[Figure scripts]
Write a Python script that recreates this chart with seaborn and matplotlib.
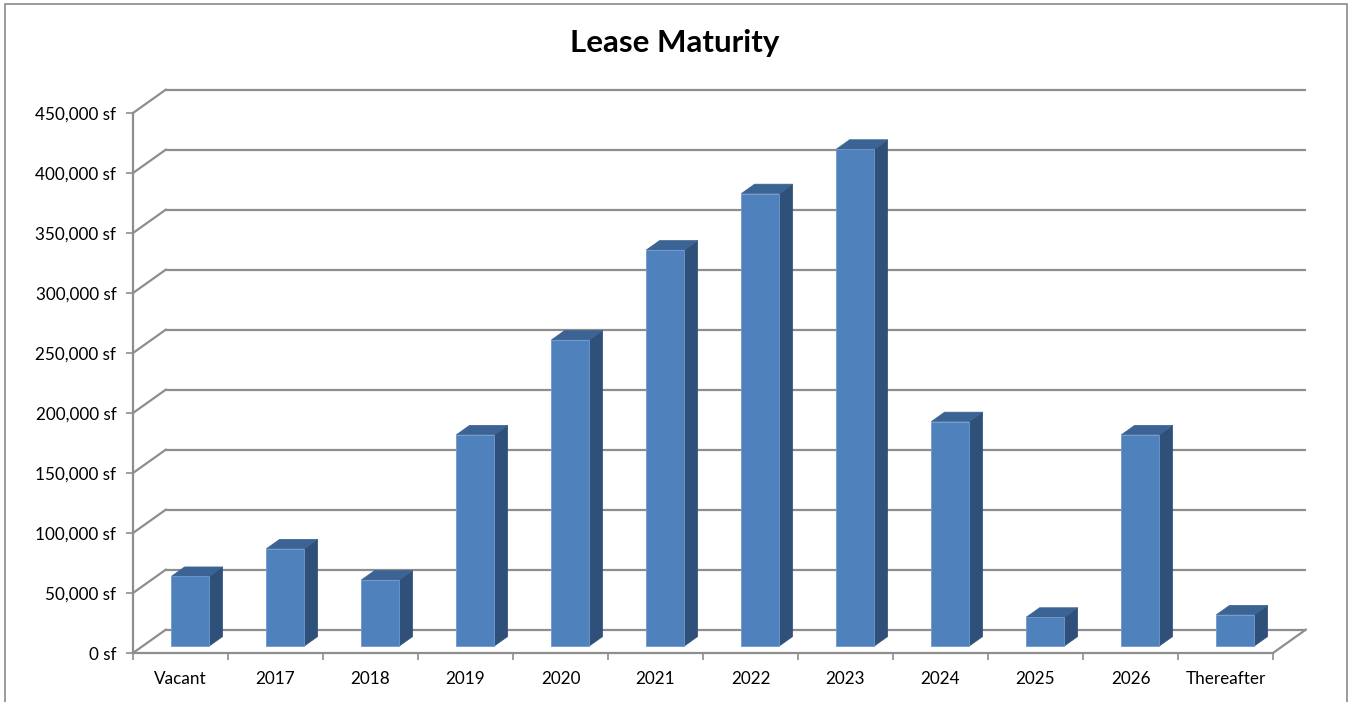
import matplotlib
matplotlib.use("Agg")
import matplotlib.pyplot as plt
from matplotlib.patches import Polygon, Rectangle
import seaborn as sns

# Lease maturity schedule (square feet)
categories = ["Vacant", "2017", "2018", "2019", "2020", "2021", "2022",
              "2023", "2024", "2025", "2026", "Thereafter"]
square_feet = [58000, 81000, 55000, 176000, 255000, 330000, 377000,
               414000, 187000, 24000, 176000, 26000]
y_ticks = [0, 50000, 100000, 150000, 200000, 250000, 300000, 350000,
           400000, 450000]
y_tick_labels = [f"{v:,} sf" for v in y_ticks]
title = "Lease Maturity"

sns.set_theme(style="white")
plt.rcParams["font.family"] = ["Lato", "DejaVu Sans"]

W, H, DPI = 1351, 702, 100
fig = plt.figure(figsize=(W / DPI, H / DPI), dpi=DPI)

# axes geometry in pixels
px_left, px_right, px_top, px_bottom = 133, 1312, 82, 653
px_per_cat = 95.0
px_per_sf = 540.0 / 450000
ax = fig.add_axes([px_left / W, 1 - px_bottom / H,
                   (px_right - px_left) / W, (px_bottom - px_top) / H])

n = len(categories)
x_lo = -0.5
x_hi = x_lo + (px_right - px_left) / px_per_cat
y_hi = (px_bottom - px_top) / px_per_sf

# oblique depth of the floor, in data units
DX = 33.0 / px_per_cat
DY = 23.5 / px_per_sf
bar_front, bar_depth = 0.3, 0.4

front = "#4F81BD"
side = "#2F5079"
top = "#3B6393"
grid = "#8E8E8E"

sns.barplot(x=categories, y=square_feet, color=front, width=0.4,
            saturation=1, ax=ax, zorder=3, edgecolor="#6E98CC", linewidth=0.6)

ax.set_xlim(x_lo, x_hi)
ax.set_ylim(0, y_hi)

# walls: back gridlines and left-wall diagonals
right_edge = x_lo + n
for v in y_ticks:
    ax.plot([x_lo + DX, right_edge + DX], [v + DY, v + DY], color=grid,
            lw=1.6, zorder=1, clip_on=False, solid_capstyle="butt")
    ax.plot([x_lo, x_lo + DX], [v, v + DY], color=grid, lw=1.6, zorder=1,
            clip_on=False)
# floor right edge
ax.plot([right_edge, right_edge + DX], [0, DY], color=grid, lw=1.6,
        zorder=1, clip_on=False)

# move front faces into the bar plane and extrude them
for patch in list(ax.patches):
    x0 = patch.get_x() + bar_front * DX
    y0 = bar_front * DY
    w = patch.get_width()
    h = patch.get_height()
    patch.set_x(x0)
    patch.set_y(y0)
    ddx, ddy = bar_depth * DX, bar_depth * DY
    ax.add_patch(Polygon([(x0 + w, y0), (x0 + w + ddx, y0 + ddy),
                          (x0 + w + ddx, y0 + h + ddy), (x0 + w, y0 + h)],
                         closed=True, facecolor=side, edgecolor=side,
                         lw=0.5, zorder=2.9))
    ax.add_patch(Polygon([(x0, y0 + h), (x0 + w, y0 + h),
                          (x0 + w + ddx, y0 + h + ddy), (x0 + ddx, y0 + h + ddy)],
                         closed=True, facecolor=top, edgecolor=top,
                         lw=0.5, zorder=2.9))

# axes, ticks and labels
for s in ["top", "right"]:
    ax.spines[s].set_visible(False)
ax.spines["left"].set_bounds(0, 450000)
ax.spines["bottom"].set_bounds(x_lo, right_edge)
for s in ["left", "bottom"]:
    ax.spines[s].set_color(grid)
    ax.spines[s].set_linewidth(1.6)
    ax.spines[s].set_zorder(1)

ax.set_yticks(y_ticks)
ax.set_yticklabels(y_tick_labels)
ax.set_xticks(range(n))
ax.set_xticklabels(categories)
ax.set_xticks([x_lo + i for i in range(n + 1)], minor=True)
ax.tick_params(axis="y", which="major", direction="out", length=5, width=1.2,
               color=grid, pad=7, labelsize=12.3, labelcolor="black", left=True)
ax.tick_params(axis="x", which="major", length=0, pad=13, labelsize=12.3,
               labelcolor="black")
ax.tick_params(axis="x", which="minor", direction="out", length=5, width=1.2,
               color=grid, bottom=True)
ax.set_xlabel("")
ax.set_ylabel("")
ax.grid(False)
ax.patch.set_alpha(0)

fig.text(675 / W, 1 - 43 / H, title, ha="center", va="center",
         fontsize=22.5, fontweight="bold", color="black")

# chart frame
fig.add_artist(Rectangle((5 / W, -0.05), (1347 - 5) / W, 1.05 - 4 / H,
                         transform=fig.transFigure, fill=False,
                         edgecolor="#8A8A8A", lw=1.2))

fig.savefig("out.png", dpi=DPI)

...

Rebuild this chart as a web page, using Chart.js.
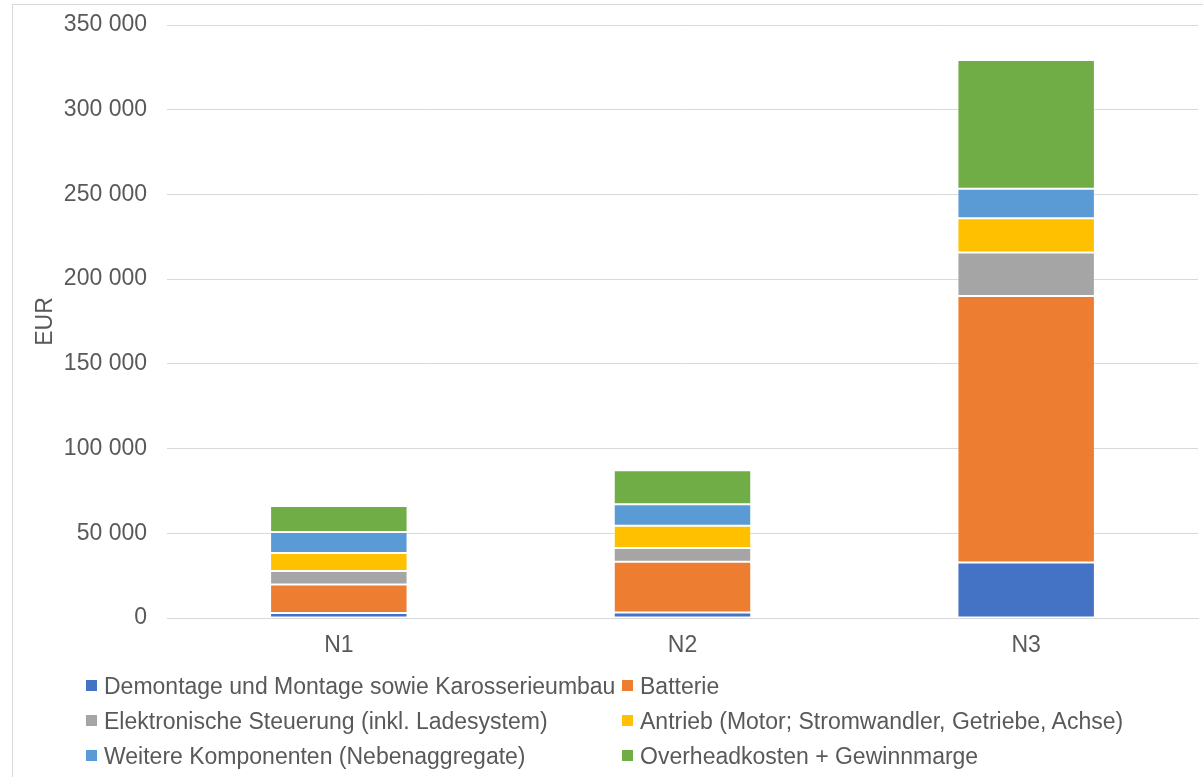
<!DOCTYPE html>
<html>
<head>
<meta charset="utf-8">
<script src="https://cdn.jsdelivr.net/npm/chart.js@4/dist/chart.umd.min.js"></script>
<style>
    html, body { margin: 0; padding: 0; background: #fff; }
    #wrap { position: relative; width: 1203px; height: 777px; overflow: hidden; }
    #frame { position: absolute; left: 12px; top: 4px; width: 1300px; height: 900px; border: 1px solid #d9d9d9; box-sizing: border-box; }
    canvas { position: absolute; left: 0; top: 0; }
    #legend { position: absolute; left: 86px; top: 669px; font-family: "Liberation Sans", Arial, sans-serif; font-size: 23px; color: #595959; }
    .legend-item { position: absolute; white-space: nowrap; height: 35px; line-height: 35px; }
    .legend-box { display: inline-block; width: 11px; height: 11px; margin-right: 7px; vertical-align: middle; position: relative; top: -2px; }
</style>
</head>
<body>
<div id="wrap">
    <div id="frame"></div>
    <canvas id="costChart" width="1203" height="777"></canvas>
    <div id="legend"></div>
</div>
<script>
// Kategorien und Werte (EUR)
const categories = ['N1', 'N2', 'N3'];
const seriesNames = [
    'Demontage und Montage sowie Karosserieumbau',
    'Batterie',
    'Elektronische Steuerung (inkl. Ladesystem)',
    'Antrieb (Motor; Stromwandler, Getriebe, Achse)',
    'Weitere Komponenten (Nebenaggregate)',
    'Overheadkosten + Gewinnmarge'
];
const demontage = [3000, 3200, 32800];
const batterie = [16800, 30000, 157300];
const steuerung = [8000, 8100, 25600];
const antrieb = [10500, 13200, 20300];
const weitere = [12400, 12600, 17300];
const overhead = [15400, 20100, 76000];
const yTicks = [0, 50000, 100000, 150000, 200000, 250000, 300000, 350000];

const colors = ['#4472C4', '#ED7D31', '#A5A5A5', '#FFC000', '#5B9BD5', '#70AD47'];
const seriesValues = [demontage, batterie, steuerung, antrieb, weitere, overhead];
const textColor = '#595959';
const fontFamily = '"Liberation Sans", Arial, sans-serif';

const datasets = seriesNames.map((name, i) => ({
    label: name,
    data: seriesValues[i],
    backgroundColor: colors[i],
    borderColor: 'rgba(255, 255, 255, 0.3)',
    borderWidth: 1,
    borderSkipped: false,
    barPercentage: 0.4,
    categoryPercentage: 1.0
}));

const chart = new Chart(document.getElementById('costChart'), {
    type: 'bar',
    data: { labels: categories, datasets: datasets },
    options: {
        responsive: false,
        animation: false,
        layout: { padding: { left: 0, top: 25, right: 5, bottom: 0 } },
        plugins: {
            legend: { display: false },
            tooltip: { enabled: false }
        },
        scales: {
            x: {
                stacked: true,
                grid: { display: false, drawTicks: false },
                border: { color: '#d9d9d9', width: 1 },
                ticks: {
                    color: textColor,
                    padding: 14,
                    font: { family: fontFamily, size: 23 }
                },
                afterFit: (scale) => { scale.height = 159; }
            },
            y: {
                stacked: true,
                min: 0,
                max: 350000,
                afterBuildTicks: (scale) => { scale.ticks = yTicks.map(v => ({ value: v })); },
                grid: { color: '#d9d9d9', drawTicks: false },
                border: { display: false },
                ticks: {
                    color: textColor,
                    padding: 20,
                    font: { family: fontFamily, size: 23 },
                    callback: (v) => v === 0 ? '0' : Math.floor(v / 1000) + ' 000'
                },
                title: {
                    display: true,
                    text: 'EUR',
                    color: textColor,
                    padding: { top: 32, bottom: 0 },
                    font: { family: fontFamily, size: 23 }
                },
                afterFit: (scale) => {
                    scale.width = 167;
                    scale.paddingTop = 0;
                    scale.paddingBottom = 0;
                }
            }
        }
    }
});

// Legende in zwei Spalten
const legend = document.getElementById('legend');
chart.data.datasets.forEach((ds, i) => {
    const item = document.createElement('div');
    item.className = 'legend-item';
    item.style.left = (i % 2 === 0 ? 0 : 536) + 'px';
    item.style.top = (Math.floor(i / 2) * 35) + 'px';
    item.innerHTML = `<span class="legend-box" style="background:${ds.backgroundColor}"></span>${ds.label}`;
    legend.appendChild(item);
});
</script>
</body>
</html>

* * *

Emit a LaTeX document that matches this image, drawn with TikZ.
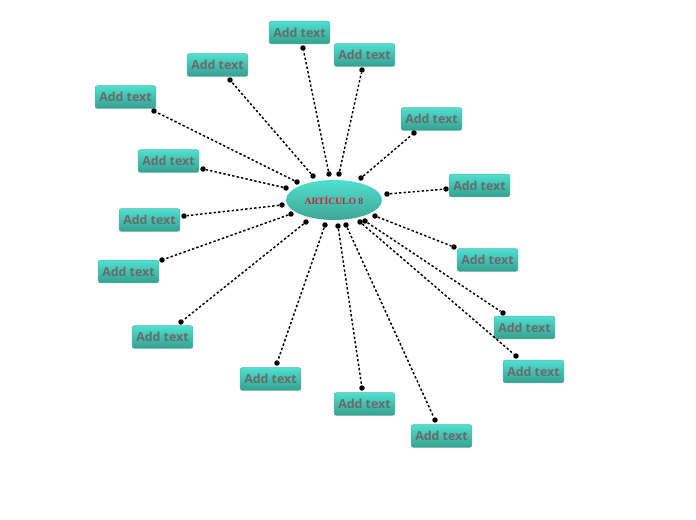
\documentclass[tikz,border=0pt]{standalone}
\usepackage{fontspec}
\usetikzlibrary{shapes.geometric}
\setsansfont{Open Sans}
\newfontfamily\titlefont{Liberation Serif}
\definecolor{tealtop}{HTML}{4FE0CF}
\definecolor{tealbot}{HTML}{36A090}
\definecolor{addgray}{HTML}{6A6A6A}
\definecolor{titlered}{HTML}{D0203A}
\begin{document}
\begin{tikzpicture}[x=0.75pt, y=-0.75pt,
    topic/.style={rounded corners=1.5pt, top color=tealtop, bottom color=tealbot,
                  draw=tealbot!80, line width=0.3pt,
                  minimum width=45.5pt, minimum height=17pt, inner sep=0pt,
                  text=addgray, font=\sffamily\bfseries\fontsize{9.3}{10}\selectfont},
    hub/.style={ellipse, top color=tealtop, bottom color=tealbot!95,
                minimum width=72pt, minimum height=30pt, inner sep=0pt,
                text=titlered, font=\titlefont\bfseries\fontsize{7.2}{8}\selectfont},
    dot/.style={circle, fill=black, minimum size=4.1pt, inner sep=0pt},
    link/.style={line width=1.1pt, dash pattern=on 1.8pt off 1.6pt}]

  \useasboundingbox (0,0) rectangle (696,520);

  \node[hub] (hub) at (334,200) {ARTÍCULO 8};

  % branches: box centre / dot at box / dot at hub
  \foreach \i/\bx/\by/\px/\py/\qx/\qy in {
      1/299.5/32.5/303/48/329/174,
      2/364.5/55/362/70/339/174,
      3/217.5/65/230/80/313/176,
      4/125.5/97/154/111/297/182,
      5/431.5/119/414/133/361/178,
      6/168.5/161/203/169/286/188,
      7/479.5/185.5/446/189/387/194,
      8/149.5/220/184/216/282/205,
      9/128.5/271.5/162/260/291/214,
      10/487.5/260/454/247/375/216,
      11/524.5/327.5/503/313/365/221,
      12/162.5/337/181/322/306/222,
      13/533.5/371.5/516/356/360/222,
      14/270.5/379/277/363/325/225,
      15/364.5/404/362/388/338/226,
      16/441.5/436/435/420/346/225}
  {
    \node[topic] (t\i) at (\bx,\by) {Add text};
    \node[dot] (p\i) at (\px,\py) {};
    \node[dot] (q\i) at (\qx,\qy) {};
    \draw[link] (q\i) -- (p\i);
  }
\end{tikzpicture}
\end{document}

• _SHORT EXERCISE_
Keep to the lines above from the line with "Write a Python" to the line with "import seaborn as sns", and set down exactly those, inclusive, with nothing else and every picture left out.

• _CORRECT ANSWER_
Write a Python script that recreates this chart with seaborn and matplotlib.
import matplotlib
matplotlib.use("Agg")
import matplotlib.pyplot as plt
from matplotlib.patches import Polygon, Rectangle
import seaborn as sns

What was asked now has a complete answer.